## TASK OBJECTIVE
Reproduce nothing but the lines from the one with "Emit a component" through the one with "0..10 step 2", exactly and with both ends. Omit pictures.
— START OF SOURCE DATA —
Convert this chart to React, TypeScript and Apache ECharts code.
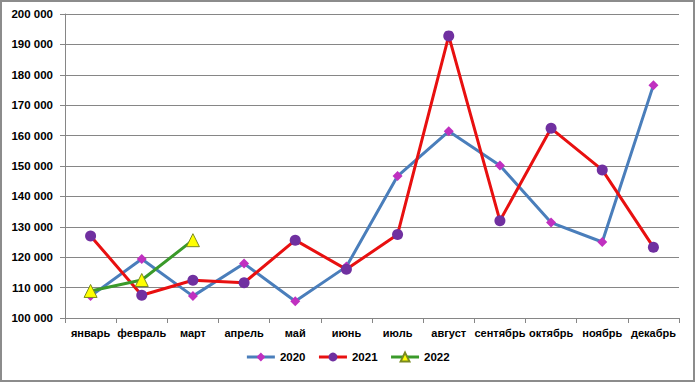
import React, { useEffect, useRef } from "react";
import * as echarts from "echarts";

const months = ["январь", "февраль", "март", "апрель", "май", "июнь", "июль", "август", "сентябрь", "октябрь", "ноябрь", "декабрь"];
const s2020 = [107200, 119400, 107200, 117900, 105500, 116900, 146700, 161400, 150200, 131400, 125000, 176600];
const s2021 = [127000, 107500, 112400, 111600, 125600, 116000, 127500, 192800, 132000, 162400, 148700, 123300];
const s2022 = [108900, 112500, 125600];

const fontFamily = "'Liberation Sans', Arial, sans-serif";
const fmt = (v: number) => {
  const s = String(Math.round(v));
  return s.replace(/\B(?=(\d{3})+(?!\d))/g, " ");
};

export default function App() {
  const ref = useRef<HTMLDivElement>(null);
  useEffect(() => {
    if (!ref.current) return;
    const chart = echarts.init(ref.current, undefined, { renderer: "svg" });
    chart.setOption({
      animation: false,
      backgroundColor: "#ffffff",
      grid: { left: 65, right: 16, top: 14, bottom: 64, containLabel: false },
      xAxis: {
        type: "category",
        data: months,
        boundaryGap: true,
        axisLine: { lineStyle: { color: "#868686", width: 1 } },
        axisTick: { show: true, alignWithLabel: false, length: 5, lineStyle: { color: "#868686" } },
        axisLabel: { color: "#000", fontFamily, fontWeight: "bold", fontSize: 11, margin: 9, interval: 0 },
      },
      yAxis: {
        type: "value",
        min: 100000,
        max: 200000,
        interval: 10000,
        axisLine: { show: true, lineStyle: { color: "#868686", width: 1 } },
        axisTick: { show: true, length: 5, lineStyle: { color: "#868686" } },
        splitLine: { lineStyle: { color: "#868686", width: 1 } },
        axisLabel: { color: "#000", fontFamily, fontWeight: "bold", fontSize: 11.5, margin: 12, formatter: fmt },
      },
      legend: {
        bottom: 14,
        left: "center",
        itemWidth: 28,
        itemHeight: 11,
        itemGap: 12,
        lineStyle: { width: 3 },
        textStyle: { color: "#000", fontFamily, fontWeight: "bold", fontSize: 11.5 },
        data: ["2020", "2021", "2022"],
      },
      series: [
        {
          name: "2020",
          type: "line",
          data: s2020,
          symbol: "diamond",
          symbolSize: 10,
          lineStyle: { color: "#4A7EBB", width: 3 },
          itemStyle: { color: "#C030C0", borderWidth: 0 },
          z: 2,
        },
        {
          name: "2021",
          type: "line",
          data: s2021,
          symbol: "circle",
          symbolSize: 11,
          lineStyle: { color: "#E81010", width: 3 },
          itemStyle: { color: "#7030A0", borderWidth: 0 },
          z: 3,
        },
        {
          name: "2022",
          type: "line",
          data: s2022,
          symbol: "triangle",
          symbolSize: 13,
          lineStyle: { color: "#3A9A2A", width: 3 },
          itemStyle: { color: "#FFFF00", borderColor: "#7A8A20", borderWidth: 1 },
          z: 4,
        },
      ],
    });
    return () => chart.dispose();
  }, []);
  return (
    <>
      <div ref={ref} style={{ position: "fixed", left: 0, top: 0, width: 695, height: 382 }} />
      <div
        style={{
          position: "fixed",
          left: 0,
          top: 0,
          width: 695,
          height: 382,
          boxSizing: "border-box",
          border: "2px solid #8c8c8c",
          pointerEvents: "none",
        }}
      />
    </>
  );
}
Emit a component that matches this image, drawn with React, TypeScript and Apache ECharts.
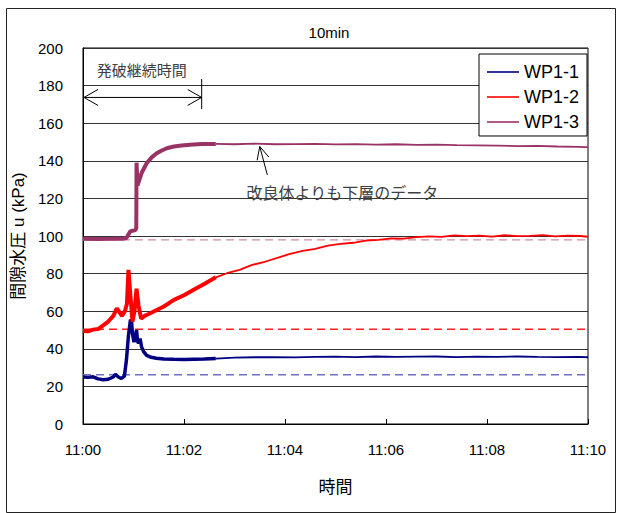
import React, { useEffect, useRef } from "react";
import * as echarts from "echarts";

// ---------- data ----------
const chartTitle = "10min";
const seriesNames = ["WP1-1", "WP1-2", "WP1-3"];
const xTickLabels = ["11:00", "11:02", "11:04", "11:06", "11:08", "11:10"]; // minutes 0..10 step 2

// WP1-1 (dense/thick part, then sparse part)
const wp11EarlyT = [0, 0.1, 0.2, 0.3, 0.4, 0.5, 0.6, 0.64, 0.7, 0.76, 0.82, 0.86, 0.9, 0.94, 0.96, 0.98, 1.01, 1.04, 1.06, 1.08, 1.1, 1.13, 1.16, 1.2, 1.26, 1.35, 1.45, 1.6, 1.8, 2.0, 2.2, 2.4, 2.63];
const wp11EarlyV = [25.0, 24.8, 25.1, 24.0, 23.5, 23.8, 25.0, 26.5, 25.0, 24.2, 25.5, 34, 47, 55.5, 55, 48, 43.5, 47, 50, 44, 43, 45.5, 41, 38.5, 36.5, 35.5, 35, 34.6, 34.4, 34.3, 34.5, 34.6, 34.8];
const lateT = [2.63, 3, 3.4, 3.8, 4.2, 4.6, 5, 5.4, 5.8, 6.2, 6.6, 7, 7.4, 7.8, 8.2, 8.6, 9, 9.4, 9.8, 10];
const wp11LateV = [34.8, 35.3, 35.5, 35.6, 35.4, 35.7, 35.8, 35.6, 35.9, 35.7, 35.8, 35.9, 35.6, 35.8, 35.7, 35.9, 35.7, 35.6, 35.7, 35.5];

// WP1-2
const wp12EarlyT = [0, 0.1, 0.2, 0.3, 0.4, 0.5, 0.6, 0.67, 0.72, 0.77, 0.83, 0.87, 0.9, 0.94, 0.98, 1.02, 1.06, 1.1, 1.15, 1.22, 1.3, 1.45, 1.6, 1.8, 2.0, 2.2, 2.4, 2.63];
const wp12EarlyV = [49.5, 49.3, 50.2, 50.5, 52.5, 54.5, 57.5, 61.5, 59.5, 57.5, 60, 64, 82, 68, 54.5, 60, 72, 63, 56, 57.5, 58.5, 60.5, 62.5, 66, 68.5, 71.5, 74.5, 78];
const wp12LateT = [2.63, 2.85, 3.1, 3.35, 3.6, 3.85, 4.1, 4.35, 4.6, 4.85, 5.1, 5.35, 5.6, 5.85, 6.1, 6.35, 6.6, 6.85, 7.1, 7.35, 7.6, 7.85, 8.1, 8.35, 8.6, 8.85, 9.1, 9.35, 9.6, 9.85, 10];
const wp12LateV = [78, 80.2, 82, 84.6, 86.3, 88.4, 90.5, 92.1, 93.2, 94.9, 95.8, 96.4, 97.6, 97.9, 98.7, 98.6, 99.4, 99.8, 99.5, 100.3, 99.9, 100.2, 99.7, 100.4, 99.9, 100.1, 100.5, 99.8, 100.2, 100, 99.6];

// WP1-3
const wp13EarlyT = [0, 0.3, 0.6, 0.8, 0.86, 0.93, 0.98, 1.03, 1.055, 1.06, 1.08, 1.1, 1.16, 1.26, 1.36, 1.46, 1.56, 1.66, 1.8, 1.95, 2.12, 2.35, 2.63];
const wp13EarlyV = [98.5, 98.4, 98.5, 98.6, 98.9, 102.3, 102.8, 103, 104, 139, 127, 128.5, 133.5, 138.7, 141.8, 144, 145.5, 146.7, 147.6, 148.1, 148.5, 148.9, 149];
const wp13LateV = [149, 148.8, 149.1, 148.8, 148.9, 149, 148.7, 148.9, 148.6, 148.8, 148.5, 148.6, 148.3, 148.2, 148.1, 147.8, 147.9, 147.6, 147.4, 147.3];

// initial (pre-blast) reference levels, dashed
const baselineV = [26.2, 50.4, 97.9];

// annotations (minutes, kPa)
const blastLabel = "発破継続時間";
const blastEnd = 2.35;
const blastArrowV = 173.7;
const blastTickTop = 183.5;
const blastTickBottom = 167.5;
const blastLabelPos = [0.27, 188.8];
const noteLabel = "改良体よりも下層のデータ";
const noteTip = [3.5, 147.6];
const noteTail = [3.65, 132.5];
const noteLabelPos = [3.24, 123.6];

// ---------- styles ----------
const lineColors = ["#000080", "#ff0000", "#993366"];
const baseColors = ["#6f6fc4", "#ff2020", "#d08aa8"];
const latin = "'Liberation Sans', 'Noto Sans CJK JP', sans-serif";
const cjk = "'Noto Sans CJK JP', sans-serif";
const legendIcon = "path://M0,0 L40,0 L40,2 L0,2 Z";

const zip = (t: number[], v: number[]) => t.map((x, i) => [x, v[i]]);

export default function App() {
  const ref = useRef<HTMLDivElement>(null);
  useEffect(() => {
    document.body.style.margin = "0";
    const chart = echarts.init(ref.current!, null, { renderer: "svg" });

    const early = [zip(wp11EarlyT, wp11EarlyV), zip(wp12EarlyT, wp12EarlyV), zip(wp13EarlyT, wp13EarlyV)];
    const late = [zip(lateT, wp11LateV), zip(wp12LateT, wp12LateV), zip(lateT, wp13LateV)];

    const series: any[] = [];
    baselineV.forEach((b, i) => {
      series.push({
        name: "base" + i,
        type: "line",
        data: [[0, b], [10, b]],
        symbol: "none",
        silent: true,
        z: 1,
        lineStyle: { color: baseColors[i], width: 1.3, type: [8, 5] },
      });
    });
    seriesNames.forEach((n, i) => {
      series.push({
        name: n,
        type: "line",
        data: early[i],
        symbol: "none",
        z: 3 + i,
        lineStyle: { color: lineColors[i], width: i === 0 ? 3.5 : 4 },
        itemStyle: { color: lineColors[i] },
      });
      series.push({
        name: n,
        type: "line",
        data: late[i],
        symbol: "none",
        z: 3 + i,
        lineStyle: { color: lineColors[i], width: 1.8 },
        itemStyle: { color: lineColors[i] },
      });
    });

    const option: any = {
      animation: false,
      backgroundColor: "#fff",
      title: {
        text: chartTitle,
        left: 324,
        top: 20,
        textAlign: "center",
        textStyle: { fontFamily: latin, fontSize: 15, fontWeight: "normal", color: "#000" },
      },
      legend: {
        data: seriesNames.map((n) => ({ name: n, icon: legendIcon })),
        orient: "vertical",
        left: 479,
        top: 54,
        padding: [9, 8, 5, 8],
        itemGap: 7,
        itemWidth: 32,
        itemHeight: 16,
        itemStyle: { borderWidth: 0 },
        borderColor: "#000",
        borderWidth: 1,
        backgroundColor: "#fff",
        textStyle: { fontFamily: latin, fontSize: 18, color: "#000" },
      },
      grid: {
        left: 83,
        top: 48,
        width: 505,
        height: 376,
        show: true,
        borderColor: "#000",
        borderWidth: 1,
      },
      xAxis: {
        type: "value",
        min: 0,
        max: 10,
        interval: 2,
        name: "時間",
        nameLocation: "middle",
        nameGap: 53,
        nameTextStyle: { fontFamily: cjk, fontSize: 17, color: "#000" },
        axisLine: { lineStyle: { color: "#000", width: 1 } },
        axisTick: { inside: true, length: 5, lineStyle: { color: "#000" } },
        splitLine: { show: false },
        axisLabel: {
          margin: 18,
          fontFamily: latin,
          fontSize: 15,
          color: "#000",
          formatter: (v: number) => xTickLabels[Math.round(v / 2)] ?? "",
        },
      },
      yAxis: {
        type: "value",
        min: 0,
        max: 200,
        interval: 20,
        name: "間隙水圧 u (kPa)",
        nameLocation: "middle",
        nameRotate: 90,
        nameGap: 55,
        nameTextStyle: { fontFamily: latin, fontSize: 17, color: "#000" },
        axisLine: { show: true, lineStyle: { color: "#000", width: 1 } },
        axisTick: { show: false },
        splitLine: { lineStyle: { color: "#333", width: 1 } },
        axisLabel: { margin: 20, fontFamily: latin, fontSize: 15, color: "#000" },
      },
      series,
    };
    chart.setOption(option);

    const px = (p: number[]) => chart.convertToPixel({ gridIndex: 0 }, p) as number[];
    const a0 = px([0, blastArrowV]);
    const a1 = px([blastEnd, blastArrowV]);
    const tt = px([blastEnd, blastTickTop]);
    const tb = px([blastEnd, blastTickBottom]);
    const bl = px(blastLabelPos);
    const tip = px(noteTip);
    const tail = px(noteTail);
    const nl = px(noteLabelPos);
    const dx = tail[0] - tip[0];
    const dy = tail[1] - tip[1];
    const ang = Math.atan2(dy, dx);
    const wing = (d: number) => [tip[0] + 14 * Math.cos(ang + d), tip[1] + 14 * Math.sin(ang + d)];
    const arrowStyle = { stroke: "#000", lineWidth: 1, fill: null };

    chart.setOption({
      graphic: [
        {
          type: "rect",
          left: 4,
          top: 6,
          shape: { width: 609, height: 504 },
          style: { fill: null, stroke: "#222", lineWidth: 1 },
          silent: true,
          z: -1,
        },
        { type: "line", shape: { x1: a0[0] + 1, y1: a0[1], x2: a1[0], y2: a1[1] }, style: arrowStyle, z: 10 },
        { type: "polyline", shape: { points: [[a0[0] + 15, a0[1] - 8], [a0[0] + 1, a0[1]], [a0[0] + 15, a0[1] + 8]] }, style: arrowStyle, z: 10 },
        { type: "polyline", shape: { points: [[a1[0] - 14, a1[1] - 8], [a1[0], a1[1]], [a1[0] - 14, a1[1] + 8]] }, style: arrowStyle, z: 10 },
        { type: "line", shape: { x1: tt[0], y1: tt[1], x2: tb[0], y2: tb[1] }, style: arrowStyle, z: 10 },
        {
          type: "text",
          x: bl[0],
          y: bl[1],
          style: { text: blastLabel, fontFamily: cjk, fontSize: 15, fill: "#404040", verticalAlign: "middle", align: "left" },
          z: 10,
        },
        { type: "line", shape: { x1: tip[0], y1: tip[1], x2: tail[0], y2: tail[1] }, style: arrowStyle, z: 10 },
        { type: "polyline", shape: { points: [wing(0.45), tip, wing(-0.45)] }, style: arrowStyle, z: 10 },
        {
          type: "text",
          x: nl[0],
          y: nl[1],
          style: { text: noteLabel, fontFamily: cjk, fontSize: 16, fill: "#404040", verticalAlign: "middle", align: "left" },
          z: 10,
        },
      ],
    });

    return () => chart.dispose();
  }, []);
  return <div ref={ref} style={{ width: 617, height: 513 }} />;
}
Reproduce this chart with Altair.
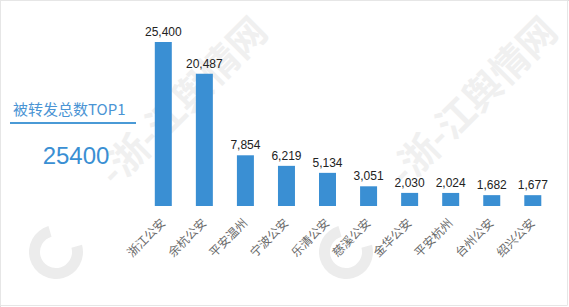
— END OF SOURCE DATA —
## SOLUTION FOR THIS TASK
Emit a component that matches this image, drawn with React, TypeScript and Apache ECharts.
import React, { useEffect, useRef } from "react";
import * as echarts from "echarts";

// ---------- data ----------
const chartTitle = "10min";
const seriesNames = ["WP1-1", "WP1-2", "WP1-3"];
const xTickLabels = ["11:00", "11:02", "11:04", "11:06", "11:08", "11:10"]; // minutes 0..10 step 2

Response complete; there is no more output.